While a number of famous faces now await prison sentences for their participation in the scam, several leading schools are also being dragged into the media spotlight thanks to the misconduct of just a few employees.
It begs the question, how are insurance policies responding to this complicated situation?
Rob Lamont is a state director at Aon – he says the illicit nature of the situation means some employees may be covered while others certainly won’t be.
“Fraud and criminal conduct, such as bribery, is uninsurable at law. As such, a perpetrator would not have the benefit of legal costs indemnity,” he tells Insurance Business. “Employees who happen to become caught up in the scandal might be indemnified, pending they are not the perpetrator, and were not aware and did not condone the bribery.”
While there are many exclusions that may affect coverage, Lamont says the most obvious one, in this case, is the exclusion against insuring fraudulent, dishonest, or criminal behaviour.
“Such conduct is uninsurable,” he stresses. “Indemnity is voided if an insured party commits fraud when making a claim on the policy. For example, the policy would be voided if the college had known and condoned the behaviour, but tried to deny its knowledge of the bribery.”
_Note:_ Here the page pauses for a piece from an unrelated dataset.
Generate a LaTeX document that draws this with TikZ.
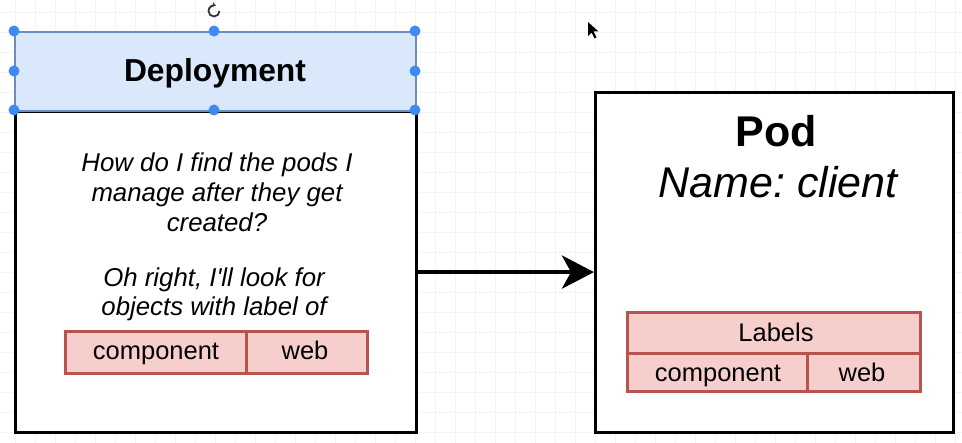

In addition to the criminal case which is currently ongoing, a group of students and parents have filed a federal lawsuit seeking class-action status against a number of colleges named in the scandal, claiming their admissions process was “warped and rigged” by fraud.
Mark Cleeve is a long tail portfolio manager at Ansvar, which specialises in insurance solutions for the education sector, among others. He says if the class-action is successful, it will undoubtedly lead to an incredibly complex claim.
“The nature of the action will be complex in that the allegations focus on the wrongful denial of placements in these prestigious colleges to talented, appropriately qualified students,” he says.
“The resultant loss to these students includes a denial of opportunity – both financial and social – that comes with a degree from such an institution.”
Cleeve also says the group will likely seek compensation for expenses, including application fees, costs of preparatory extra-curricular activities and courses undertaken in seeking admission to the college.
“Insurance would be expected to respond to claims for civil liability based on allegations of breaches of competition and consumer legislation and fraudulent conduct against the colleges and its employees along with the cost of legal representation in the defence of the actions,” he says.
When asked to estimate the approximate claim cost for a single university, Cleeve offered an educated, and eye-watering, figure.
“Assuming the strength of the merits of the action and ultimately successful litigation, I believe that in light of the prospect that punitive damages may be awarded in addition to compensatory damages, it is not fanciful to speculate that the cost will could be an eight-figure amount.”
Thankfully, Cleeve also said it would be unlikely that a similar scandal could hit Australian universities.
“The governance and risk frameworks associated with the university admissions process in Australia serves to mitigate against the risks of the systemic shortcomings we are witnessing in the US,” he said.
However, for those that do want to implement more stringent risk mitigation measures, Lamont suggested proper governance frameworks with separation of duties and a strong audit process.
“It is important that this framework extends to the acceptance of all students, including international students,” he added.
Of course, while the likelihood of such a case occurring in Australia is low to impossible, Lamont noted that the high-profile news story provides an opportunity for brokers to discuss risk mitigation strategies and management liability cover with clients.
“It is common for class actions to name directors, officers, or similar senior managers as co-defendants alongside the college,” said Lamont. “Management liability, and D&O insurance is a crucial protection for such individuals.”
Unsurprisingly, Cleeve agreed, saying that management liability is an essential cover for any organisation’s insurance program and encouraging brokers to discuss the issue with clients.
“Risk management is an essential element of good governance in any business sector, and no less so for education clients,” he said. “Brokers should regularly discuss each client’s risk management framework and risk maturity to ensure the organisation’s risks and opportunities are appropriately managed and business objectives are achieved.”